The court does note in this context that, according to Showtime, 895 F.2d at 713, it retains jurisdiction "to aid in the execution of a judgment that has not been superseded." Especially in light of the fact that the court retains jurisdiction over the enforcement of its earlier preliminary injunction, the possibility that plaintiff will be harmed is nonexistent. If plaintiff feels that the preliminary injunction is being violated, it may file an appropriate motion for enforcement with the court. The issue of conversion from preliminary to permanent injunctive relief will await disposition of this case on the merits. Accordingly, the court RESERVES JUDGMENT on plaintiff's request for permanent injunctive relief.
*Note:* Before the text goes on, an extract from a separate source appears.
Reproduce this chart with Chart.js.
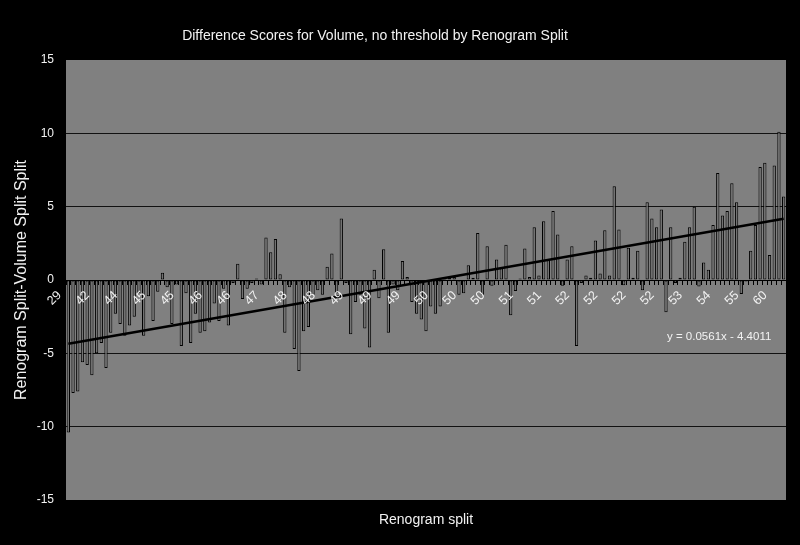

 Plaintiff alleges that "threatened enforcement" of the ordinance by the defendants has caused it to lose several contracts. However, there is no suggestion that this "threat" of enforcement is currently being made. The court notes that the threat of enforcement would be a hollow one in light of the preliminary injunction issued: Defendants are enjoined "from enforcing the ordinance at issue until the case is decided on the merits." Diamond Waste, Inc. v. Monroe County, Georgia, 796 F. Supp. 1511, 1521 (M.D.Ga.1992).